Almost 90 per cent of Chilean fruit producers believe they face a fragile or unsustainable future because of the drought affecting large swathes of the country, according to a survey by fruit producer federation Fedefruta.
The survey, entitled ‘Impact of Drought on Chilean Fruit Production’, was created to assess the perception of growers in the country’s main fruit producing regions. Releasing the results last week, Fedefruta said it had collected 375 responses from growers from Atacama to Los Lagos.
The results show that 61.5 per cent of respondents said the scenario they faced due to the water crisis is fragile, with a further 25.9 per cent suggesting the situation is unsustainable. Only 12.5 per cent of respondents believe the situation is sustainable.

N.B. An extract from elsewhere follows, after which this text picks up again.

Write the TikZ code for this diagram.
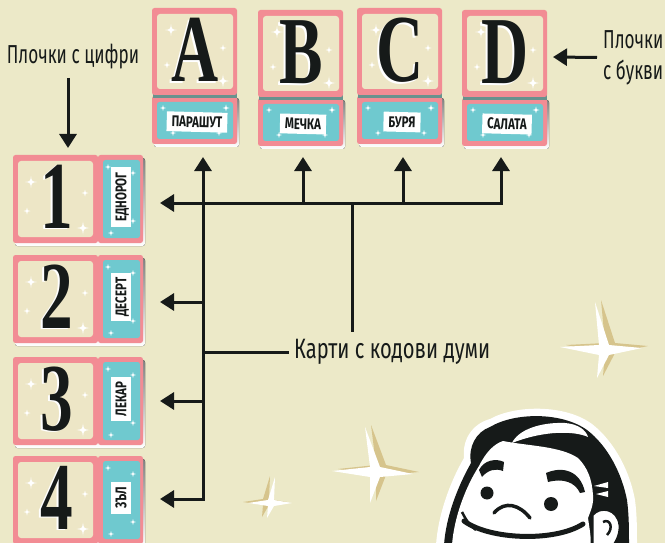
\documentclass[tikz,border=0pt]{standalone}
\usepackage{fontspec}
\setmainfont{Liberation Serif}
\newfontfamily\glyphfont[FakeStretch=0.68]{Liberation Serif}
\newfontfamily\handfont[FakeStretch=0.66]{Fira Sans}
\newfontfamily\kodfont[FakeStretch=0.72]{Fira Sans}
\newfontfamily\wordfont[FakeStretch=0.74]{Fira Sans}
\usetikzlibrary{arrows.meta}

\definecolor{bg}{RGB}{236,233,200}
\definecolor{tilepink}{RGB}{242,140,148}
\definecolor{tilecream}{RGB}{237,230,198}
\definecolor{cardteal}{RGB}{111,201,207}
\definecolor{ink}{RGB}{22,26,25}
\definecolor{shade}{RGB}{176,173,143}
\definecolor{edge}{RGB}{104,146,142}
\definecolor{sparkshade}{RGB}{214,196,140}

\tikzset{
  tileframe/.style={fill=tilepink, rounded corners=2.5pt, inner sep=0pt},
  wordbase/.style={fill=white, text=ink, font=\wordfont\bfseries\fontsize{15.5}{15.5}\selectfont,
    inner xsep=5pt, inner ysep=4.5pt, text height=10.8pt, text depth=0pt},
  word/.style={wordbase, rotate=-1.5},
  wordup/.style={wordbase, rotate=90},
  glyph/.style={font=\glyphfont\bfseries\fontsize{96}{96}\selectfont, text=ink, anchor=base, inner sep=0pt},
  glyphlight/.style={glyph, text=white},
  hand/.style={font=\handfont\fontsize{26}{31}\selectfont, text=ink, inner sep=0pt},
  link/.style={draw=ink, line width=3pt, line join=miter},
  pointer/.style={-{Triangle[width=17pt,length=14pt]}},
  twoway/.style={{Triangle[width=17pt,length=14pt]}-{Triangle[width=17pt,length=14pt]}},
  twinkle/.pic={\fill[white] (0,-1) .. controls (0.12,-0.12) .. (1,0)
      .. controls (0.12,0.12) .. (0,1) .. controls (-0.12,0.12) .. (-1,0)
      .. controls (-0.12,-0.12) .. (0,-1) -- cycle;}
}

% letter tile with its word card: name, left, top, letter, word
\newcommand\lettertile[5]{%
  \fill[shade,rounded corners=2.5pt] (#2+2,#3+90) rectangle (#2+87,#3+139);
  \node[tileframe,minimum width=85pt,minimum height=48pt] (c#1) at (#2+42.5,#3+112) {};
  \fill[cardteal,rounded corners=2.5pt] (#2+5,#3+94) rectangle (#2+81,#3+131);
  \node[word] (w#1) at (#2+45,#3+114) {#5};
  \pic[scale=3] at (#2+11,#3+100) {twinkle};
  \pic[scale=3.5] at (#2+74,#3+100) {twinkle};
  \pic[scale=3] at (#2+21,#3+125) {twinkle};
  \pic[scale=3] at (#2+67,#3+125) {twinkle};
  \fill[edge] (#2+1,#3+85) rectangle (#2+85,#3+90);
  \node[tileframe,minimum width=85pt,minimum height=87pt] (t#1) at (#2+42.5,#3+43.5) {};
  \fill[tilecream,rounded corners=3pt] (#2+5,#3+6) rectangle (#2+81,#3+81);
  \pic[scale=6] at (#2+19,#3+22) {twinkle};
  \pic[scale=3.5] at (#2+71,#3+40) {twinkle};
  \pic[scale=3.5] at (#2+15,#3+57) {twinkle};
  \pic[scale=6.5] at (#2+71,#3+73) {twinkle};
  \node[glyphlight] at (#2+41,#3+75.5) {#4};
  \node[glyph] (g#1) at (#2+43,#3+74) {#4};
}

% number tile with its word card on the right: name, left, top, digit, word
\newcommand\numbertile[5]{%
  \fill[shade,rounded corners=2.5pt] (#2+2,#3+3) rectangle (#2+132,#3+91);
  \node[tileframe,minimum width=45pt,minimum height=88pt] (c#1) at (#2+107.5,#3+44) {};
  \fill[cardteal,rounded corners=2.5pt] (#2+90,#3+5) rectangle (#2+127,#3+83);
  \node[wordup] (w#1) at (#2+108,#3+42) {#5};
  \pic[scale=3] at (#2+95,#3+12) {twinkle};
  \pic[scale=3] at (#2+120,#3+18) {twinkle};
  \pic[scale=3] at (#2+120,#3+66) {twinkle};
  \pic[scale=3] at (#2+98,#3+78) {twinkle};
  \node[tileframe,minimum width=85pt,minimum height=88pt] (t#1) at (#2+42.5,#3+44) {};
  \fill[tilecream,rounded corners=3pt] (#2+5,#3+6) rectangle (#2+80,#3+82);
  \pic[scale=6] at (#2+18,#3+27) {twinkle};
  \pic[scale=3.5] at (#2+72,#3+38) {twinkle};
  \pic[scale=3.5] at (#2+14,#3+56) {twinkle};
  \pic[scale=6.5] at (#2+70,#3+73) {twinkle};
  \node[glyphlight] at (#2+42,#3+74.5) {#4};
  \node[glyph] (g#1) at (#2+44,#3+73) {#4};
}

\begin{document}
\begin{tikzpicture}[x=1pt,y=-1pt]
\useasboundingbox (0,0) rectangle (665,543);
\clip (0,0) rectangle (665,543);
\fill[bg] (0,0) rectangle (665,543);

% large sparkles on the table
\newcommand\sparkA{(365,427) -- (380,467) -- (413,474) -- (380,477) -- (370,503) -- (370,477) -- (332,471) -- (370,467) -- cycle}
\newcommand\sparkB{(595,302) -- (609,345) -- (642,348) -- (609,355) -- (597,378) -- (599,355) -- (560,347) -- (599,345) -- cycle}
\newcommand\sparkC{(275,477) -- (274,500) -- (292,503) -- (274,506) -- (267,518) -- (268,506) -- (248,503) -- (268,500) -- cycle}
\fill[sparkshade,shift={(6,-2)}] \sparkA;
\fill[white] \sparkA;
\fill[sparkshade,shift={(6,-2)}] \sparkB;
\fill[white] \sparkB;
\fill[sparkshade,shift={(-5,-1)}] \sparkC;
\fill[white] \sparkC;

% smiling host in the corner
\fill[white] (436,545) .. controls (438,515) and (450,482) .. (464,458)
  .. controls (462,440) and (472,424) .. (490,419)
  .. controls (515,405) and (565,404) .. (592,424)
  .. controls (615,442) and (630,472) .. (635,500)
  .. controls (637,515) and (637,530) .. (637,545) -- cycle;
\fill[ink] (444,545) .. controls (446,517) and (457,488) .. (471,463)
  .. controls (468,447) and (476,432) .. (490,427)
  .. controls (515,412) and (562,412) .. (587,430)
  .. controls (608,446) and (622,474) .. (627,500)
  .. controls (629,515) and (629,530) .. (629,545) -- cycle;
\fill[white] (452,545) .. controls (454,518) and (465,488) .. (479,466)
  .. controls (486,452) and (494,444) .. (503,441)
  .. controls (528,446) and (560,446) .. (578,458)
  .. controls (588,468) and (592,480) .. (593,495)
  .. controls (594,505) and (590,512) .. (588,518)
  -- (592,545) -- cycle;
\fill[white] (512,443) .. controls (518,430) and (540,422) .. (565,423)
  .. controls (578,424) and (586,430) .. (588,437)
  .. controls (575,431) and (545,430) .. (512,443) -- cycle;
\fill[white] (608,482) -- (594,486) -- (608,488) -- cycle;
\fill[white] (608,491) -- (596,494) -- (608,497) -- cycle;
\filldraw[fill=white, draw=ink, line width=3pt] (592,515) .. controls (600,505) and (618,508) .. (620,525)
  .. controls (621,535) and (615,545) .. (612,547) -- (592,547) -- cycle;
\draw[ink, line width=2.5pt] (603,522) .. controls (610,518) and (614,528) .. (607,535);
\fill[ink] (479,470) .. controls (484,460) and (496,458) .. (504,462) -- (503,471)
  .. controls (495,468) and (488,470) .. (482,477) -- cycle;
\fill[ink] (546,473) .. controls (562,466) and (580,470) .. (585,492) -- (580,493)
  .. controls (575,482) and (563,478) .. (548,482) -- cycle;
\fill[ink] (487,493) circle (6.5pt);
\fill[ink] (551,504) circle (7pt);
\draw[ink, line width=3.5pt, line cap=round] (494,513) .. controls (505,500) and (520,505) .. (530,518);
\draw[ink, line width=2.5pt] (462,512) .. controls (466,520) and (470,526) .. (476,530);
\draw[ink, line width=5pt, line cap=round] (464,521) .. controls (490,540) and (555,542) .. (583,524);

% tiles
\lettertile{A}{152}{8}{A}{ПАРАШУТ}
\lettertile{B}{258}{10}{B}{МЕЧКА}
\lettertile{C}{357}{8}{C}{БУРЯ}
\lettertile{D}{462}{10}{D}{САЛАТА}
\numbertile{1}{13}{155}{1}{ЕДНОРОГ}
\numbertile{2}{13}{255}{2}{ДЕСЕРТ}
\numbertile{3}{13}{357}{3}{ЛЕКАР}
\numbertile{4}{13}{456}{4}{ЗЪЛ}

% captions
\node[hand] (digitsNote) at (73,57) {Плочки с цифри};
\node[hand, anchor=west, align=left] (lettersNote) at (603,57.5) {Плочки\\с букви};
\node[hand, anchor=west, font=\kodfont\fontsize{28}{31}\selectfont] (kod) at (294,352) {Карти с кодови думи};

% connector points
\coordinate (digitsFrom) at (68,78);
\coordinate (digitsTo) at (68,148);
\coordinate (lettersTo) at (553,57);
\coordinate (upA) at (203,157);
\coordinate (upB) at (303,157);
\coordinate (upC) at (403,157);
\coordinate (upD) at (501,157);
\coordinate (jB) at (303,203);
\coordinate (jC) at (403,203);
\coordinate (cornerD) at (501,203);
\coordinate (hub) at (352,203);
\coordinate (hubEnd) at (352,332);
\coordinate (left1) at (160,203);
\coordinate (left2) at (160,302);
\coordinate (left3) at (160,401);
\coordinate (left4) at (160,499);
\coordinate (j2) at (203,302);
\coordinate (j3) at (203,401);
\coordinate (foot) at (203,499);
\coordinate (fork) at (203,352);

% connectors
\draw[link,pointer] (digitsFrom) -- (digitsTo);
\draw[link,pointer] ([xshift=-6pt]lettersNote.west) -- (lettersTo);
\draw[link,twoway] (left1) -- (cornerD) -- (upD);
\draw[link,twoway] (left4) -- (foot) -- (upA);
\draw[link,pointer] (jB) -- (upB);
\draw[link,pointer] (jC) -- (upC);
\draw[link,pointer] (j2) -- (left2);
\draw[link,pointer] (j3) -- (left3);
\draw[link] (hub) -- (hubEnd);
\draw[link] (fork) -- ([xshift=-5pt]kod.west);
\end{tikzpicture}
\end{document}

Other findings include the fact that 73.6 per cent of respondents said they had had to postpone planned investments in their company, such as replanting or expanding acreage, due to the current water emergency.
On the effects of the drought at farm level, 58.9 per cent of respondents said they would have to stop watering at least 20 per cent of their acreage. “This means six out of ten producers will not be able to irrigate at least one part of their orchards,” said Fedefruta’s president, Jorge Valenzuela.
Extrapolating the results to a national average, this suggests that 34.77 per cent of Chile’s fruit production will face complications, with table grapes, nuts, cherries, top fruit and citrus among the worst affected crops.
Asked whether new technologies such as sensors, big data management and automated irrigation had helped or would help to overcome the present challenges, 45 per cent agreed and a further 41 per cent agreed partially.
Only 4.5 per cent said it would make no difference, suggesting, said Valenzuela, that “the use of new technologies has had a positive impact on the sector”.
However, 10 per cent of respondents said they did not have access to these tool, “so we must continue working at public and private level to ensure that the entire sector can access these technologies,” he continued.
The survey also assessed agricultural employment levels for the 2019/20 campaign. The results revealed that the hiring of seasonal staff to harvest crops could fall by as much as 30.5 per cent due to the water crisis.
Private investment in works
Fedefruta also asked producers, to prioritise the various investment projects that the fruit sector would be willing to finance to improve water provision.
More than half said that government-run reservoirs were the most important provision, while 30 per cent said intrapedial dams, 26 per cent answered infiltration of aquifers and 25 per cent responded a water highway. Only 15 per cent indicated that desalination plants were the most important solution.